Thank you very much, Martin and Michael! I was not aware of the
differences you point out.
W.
On 4/15/25 18:13, Michael Kay michaelkay90@xxxxxxxxx wrote:
Or if you really want to variable to contain a copy of the node, rather than the original, then in place of xsl:sequence you could do
<xsl:variable name="person" as="node()">
<xsl:copy-of select="."/>
</xsl:variable>
But I find it hard to think of a good reason for making a copy: people often use xsl:copy-of unnecessarily when xsl:sequence is more direct.
Michael Kay
Saxonica
On 15 Apr 2025, at 22:15, Martin Honnen martin.honnen@xxxxxx <xsl-list-service@xxxxxxxxxxxxxxxxxxxxxx> wrote:
On 15/04/2025 23:11, Wolfhart Totschnig wolfhart.totschnig@xxxxxxxxxxx wrote:
Dear list,
I would like to ask for your help with the following puzzling behavior that I have encountered. The situation is that I am testing whether the context node, which is a <person> element with child elements (first?, middle?, last), is deep-equal to one of a set of other nodes. I found the following solution:
some $p in //person satisfies deep-equal($p, .)

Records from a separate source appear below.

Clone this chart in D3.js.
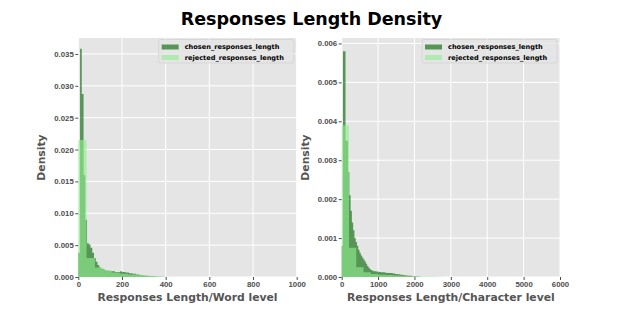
<!DOCTYPE html>
<html>
<head>
<meta charset="utf-8">
<script src="https://cdn.jsdelivr.net/npm/d3@7"></script>
<style>
  body { margin: 0; background: #fff; }
  svg { display: block; font-family: "DejaVu Sans", sans-serif; }
  .tick text { font-size: 7.8px; font-weight: bold; fill: #4d4d4d; }
  .tick line { stroke: #4d4d4d; }
  .axis-label { font-size: 10.8px; font-weight: bold; fill: #555; }
  .legend-text { font-size: 6.6px; font-weight: bold; fill: #000; }
</style>
</head>
<body>
<svg id="chart" width="623" height="312"></svg>
<script>
// Хистограми (density), стойности отчетени от картинката
const seriesNames = ["chosen_responses_length", "rejected_responses_length"];

// Word level
const wordTicksX = [0, 200, 400, 600, 800, 1000];
const wordTicksY = [0, 0.005, 0.01, 0.015, 0.02, 0.025, 0.03, 0.035];
const chosenWordBin = 8;
const chosenWordDensity = [
  0.0038, 0.0358, 0.0287, 0.016, 0.009, 0.0053, 0.0051, 0.0046, 0.0038, 0.003,
  0.0024, 0.0019, 0.0015, 0.0013, 0.0012, 0.0011, 0.001, 0.001, 0.0009, 0.0009,
  0.0009, 0.0008, 0.0008, 0.0008, 0.0009, 0.0008, 0.0008, 0.0007, 0.0007, 0.0006,
  0.0006, 0.0005, 0.0005, 0.0004, 0.0004, 0.0003, 0.0003, 0.00025, 0.0002, 0.0002,
  0.00015, 0.00012, 0.0001, 0.00008, 0.00006, 0.00005, 0.00004, 0.00003, 0.00002, 0.00001,
];
const rejectedWordBin = 38;
const rejectedWordDensity = [
  0.0215, 0.003, 0.0015, 0.0011, 0.0007, 0.0005, 0.0004, 0.0003, 0.0002, 0.0001, 0.00005,
];

// Character level
const charTicksX = [0, 1000, 2000, 3000, 4000, 5000, 6000];
const charTicksY = [0, 0.001, 0.002, 0.003, 0.004, 0.005, 0.006];
const chosenCharBin = 35;
const chosenCharDensity = [
  0.0008, 0.0058, 0.0058, 0.0035, 0.0035, 0.0027, 0.0021, 0.0017, 0.0014, 0.0012,
  0.001, 0.0009, 0.0008, 0.0007, 0.00062, 0.00055, 0.0005, 0.00045, 0.0004, 0.00034,
  0.00028, 0.00024, 0.0002, 0.00018, 0.00016, 0.00015, 0.00015, 0.00014, 0.00014, 0.00013,
  0.00013, 0.00012, 0.00012, 0.00012, 0.00011, 0.00011, 0.0001, 0.0001, 0.0001, 0.0001,
  0.00009, 0.00009, 0.00008, 0.00008, 0.00007, 0.00007, 0.00006, 0.00006, 0.00005, 0.00005,
  0.00004, 0.00004, 0.00003, 0.00003, 0.00003, 0.00002, 0.00002, 0.00002, 0.00001, 0.00001,
  0.00001,
];
const rejectedCharBin = 200;
const rejectedCharDensity = [
  0.0039, 0.00075, 0.00025, 0.00012, 0.00008, 0.00006, 0.00005, 0.00004, 0.00003, 0.00002,
  0.00002, 0.00001, 0.00001, 0.000005,
];

const chosenColor = "#006400";
const rejectedColor = "#90ee90";
const barOpacity = 0.62;

const svg = d3.select("#chart");

svg
  .append("text")
  .attr("x", 311.5)
  .attr("y", 25)
  .attr("text-anchor", "middle")
  .style("font-size", "17.5px")
  .style("font-weight", "bold")
  .text("Responses Length Density");

drawPanel({
  left: 78.3,
  right: 296.7,
  xMax: 1000,
  yMax: 0.0375,
  ticksX: wordTicksX,
  ticksY: wordTicksY,
  xLabel: "Responses Length/Word level",
  chosen: chosenWordDensity,
  chosenBin: chosenWordBin,
  rejected: rejectedWordDensity,
  rejectedBin: rejectedWordBin,
});

drawPanel({
  left: 341.7,
  right: 560,
  xMax: 6000,
  yMax: 0.00614,
  ticksX: charTicksX,
  ticksY: charTicksY,
  xLabel: "Responses Length/Character level",
  chosen: chosenCharDensity,
  chosenBin: chosenCharBin,
  rejected: rejectedCharDensity,
  rejectedBin: rejectedCharBin,
});

function drawPanel(p) {
  const top = 38;
  const bottom = 277;

  const x = d3.scaleLinear().domain([0, p.xMax]).range([p.left, p.right]);
  const y = d3.scaleLinear().domain([0, p.yMax]).range([bottom, top]);

  const g = svg.append("g");

  g.append("rect")
    .attr("x", p.left)
    .attr("y", top)
    .attr("width", p.right - p.left)
    .attr("height", bottom - top)
    .attr("fill", "#e5e5e5");

  // сетка
  g.append("g")
    .selectAll("line")
    .data(p.ticksX)
    .join("line")
    .attr("x1", (d) => x(d))
    .attr("x2", (d) => x(d))
    .attr("y1", top)
    .attr("y2", bottom)
    .attr("stroke", "#fff")
    .attr("stroke-width", 1);

  g.append("g")
    .selectAll("line")
    .data(p.ticksY)
    .join("line")
    .attr("x1", p.left)
    .attr("x2", p.right)
    .attr("y1", (d) => y(d))
    .attr("y2", (d) => y(d))
    .attr("stroke", "#fff")
    .attr("stroke-width", 1);

  // всяка серия като една стъпаловидна фигура, за да няма шевове между стълбовете
  const area = d3
    .area()
    .curve(d3.curveStepAfter)
    .x((d) => x(d.x0))
    .y0(bottom)
    .y1((d) => y(d.v));

  const bars = (values, bin, color) => {
    const pts = values.map((v, i) => ({ x0: i * bin, v: v }));
    pts.push({ x0: values.length * bin, v: 0 });
    g.append("path")
      .datum(pts)
      .attr("d", area)
      .attr("fill", color)
      .attr("fill-opacity", barOpacity);
  };
  bars(p.chosen, p.chosenBin, chosenColor);
  bars(p.rejected, p.rejectedBin, rejectedColor);

  const xAxis = g
    .append("g")
    .attr("color", "#4d4d4d")
    .attr("transform", `translate(0,${bottom})`)
    .call(
      d3.axisBottom(x).tickValues(p.ticksX).tickSize(3).tickPadding(1.5).tickFormat(d3.format("d")),
    );
  xAxis.select(".domain").remove();

  const yAxis = g
    .append("g")
    .attr("color", "#4d4d4d")
    .attr("transform", `translate(${p.left},0)`)
    .call(
      d3.axisLeft(y).tickValues(p.ticksY).tickSize(3).tickPadding(1.5).tickFormat(d3.format(".3f")),
    );
  yAxis.select(".domain").remove();

  g.append("text")
    .attr("class", "axis-label")
    .attr("x", (p.left + p.right) / 2)
    .attr("y", 300.5)
    .attr("text-anchor", "middle")
    .text(p.xLabel);

  g.append("text")
    .attr("class", "axis-label")
    .attr("transform", `translate(${p.left - 33},${(top + bottom) / 2}) rotate(-90)`)
    .attr("text-anchor", "middle")
    .text("Density");

  // легенда
  const lx = p.right - 138;
  const ly = top + 1.5;
  const legend = g.append("g").attr("transform", `translate(${lx},${ly})`);
  legend
    .append("rect")
    .attr("width", 135)
    .attr("height", 23.5)
    .attr("rx", 2)
    .attr("fill", "#e5e5e5")
    .attr("fill-opacity", 0.8)
    .attr("stroke", "#ccc")
    .attr("stroke-width", 0.6);

  const colors = [chosenColor, rejectedColor];
  seriesNames.forEach((name, i) => {
    const row = legend.append("g").attr("transform", `translate(3,${7.5 + i * 10.5})`);
    row
      .append("rect")
      .attr("width", 17)
      .attr("height", 5)
      .attr("y", -2.5)
      .attr("fill", colors[i])
      .attr("fill-opacity", barOpacity);
    row
      .append("text")
      .attr("class", "legend-text")
      .attr("x", 23)
      .attr("y", 2.3)
      .text(name);
  });
}
</script>
</body>
</html>
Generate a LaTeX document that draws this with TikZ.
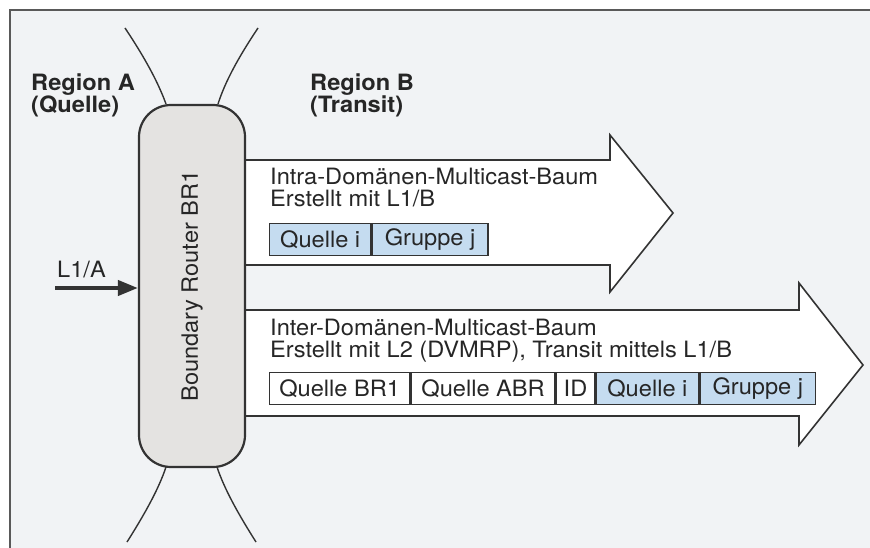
\documentclass[tikz,border=0pt]{standalone}
\usepackage{fontspec}
\setmainfont[FakeStretch=1.05]{TeX Gyre Heros}
\usetikzlibrary{arrows.meta}
\definecolor{bgc}{HTML}{F1F3F5}
\definecolor{routerc}{HTML}{E4E3E1}
\definecolor{bluec}{HTML}{C5DCF0}
\definecolor{linec}{HTML}{333333}
\tikzset{
  txt/.style={font=\fontsize{22.5}{24}\selectfont, text=black!85, inner sep=0pt, anchor=base west},
  boldtxt/.style={font=\fontsize{22.5}{24}\selectfont\bfseries, text=black!85, inner sep=0pt, anchor=base west},
  fld/.style={draw=linec, line width=1.4pt, minimum height=32pt, inner sep=0pt, font=\fontsize{22.5}{24}\selectfont, text=black!85, anchor=north west},
  bigarrow/.style={draw=linec, line width=1.6pt, fill=white, line join=miter},
  antenna/.style={draw=linec, line width=1.4pt},
}
\begin{document}
\begin{tikzpicture}[x=1pt,y=-1pt]
\useasboundingbox (0,0) rectangle (870,548);
\fill[white] (0,0) rectangle (870,548);
\fill[bgc] (10,10) rectangle (870,548);
\draw[gray!70!black, line width=1.2pt] (10,548) -- (10,10) -- (870,10);

% antennas
\coordinate (a1) at (125,28); \coordinate (a2) at (258,28);
\coordinate (a3) at (127,542); \coordinate (a4) at (256,542);
\draw[antenna] (a1) .. controls (145,58) and (158,82) .. (166,104);
\draw[antenna] (a2) .. controls (238,58) and (225,82) .. (218,104);
\draw[antenna] (a3) .. controls (146,512) and (159,488) .. (166,467);
\draw[antenna] (a4) .. controls (237,512) and (224,488) .. (217,467);

% arrows
\draw[bigarrow] (245,160) -- (610,160) -- (610,135) -- (673,213) -- (610,292) -- (610,265) -- (245,265);
\draw[bigarrow] (245,310) -- (799,310) -- (799,283) -- (863,365) -- (799,445) -- (799,416) -- (245,416);

% router
\node[draw=linec, line width=2.2pt, fill=routerc, rounded corners=32pt, minimum width=106pt, minimum height=362pt, inner sep=0pt] (br) at (192,286) {};
\node[rotate=90, font=\fontsize{22.5}{24}\selectfont, text=black!85] (brl) at (br.center) {Boundary Router BR1};

% region labels
\node[boldtxt] (ra) at (31,91) {Region A};
\node[boldtxt] (raq) at (31,113) {(Quelle)};
\node[boldtxt] (rb) at (310,91) {Region B};
\node[boldtxt] (rbt) at (310,113) {(Transit)};

% L1/A
\node[txt] (l1a) at (57,277) {L1/A};
\coordinate (l1s) at (55,288);
\draw[line width=4pt, linec, -{Triangle[length=20pt,width=15pt]}] (l1s) -- (br.west |- l1s);

% upper arrow texts
\node[txt] (t1) at (270,185) {Intra-Domänen-Multicast-Baum};
\node[txt] (t2) at (270,207) {Erstellt mit L1/B};
\node[fld, fill=bluec, minimum width=101pt] (u1) at (269,223) {Quelle i};
\node[fld, fill=bluec, minimum width=116pt] (u2) at (u1.north east) {Gruppe j};

% lower arrow texts
\node[txt] (t3) at (270,335) {Inter-Domänen-Multicast-Baum};
\node[txt] (t4) at (270,357) {Erstellt mit L2 (DVMRP), Transit mittels L1/B};
\node[fld, fill=white, minimum width=140pt] (l1) at (269,372) {Quelle BR1};
\node[fld, fill=white, minimum width=144pt] (l2) at (l1.north east) {Quelle ABR};
\node[fld, fill=white, minimum width=38pt] (l3) at (l2.north east) {ID};
\node[fld, fill=bluec, minimum width=103pt] (l4) at (l3.north east) {Quelle i};
\node[fld, fill=bluec, minimum width=115pt] (l5) at (l4.north east) {Gruppe j};
\end{tikzpicture}
\end{document}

However, when I store the context node in a variable, like so:
<xsl:variable name="person">
\xA0\xA0 <xsl:copy-of select="."/>
</xsl:variable>
That creates a document node containing a copy of the context node, so you either need
<xsl:variable name="person" select="."/>
or, if you, for reasons I don't see, want to use the inner selection, use
<xsl:variable name="person" as="node()">
<xsl:sequence select="."/>
</xsl:variable>
and then make the comparison with the variable, like so:
some $p in //person satisfies deep-equal($p, $person)
then the test comes out false. Why is that? Why does it make a difference whether I store the context node in a variable or call it directly?
A document node is not deep-equal to an element node.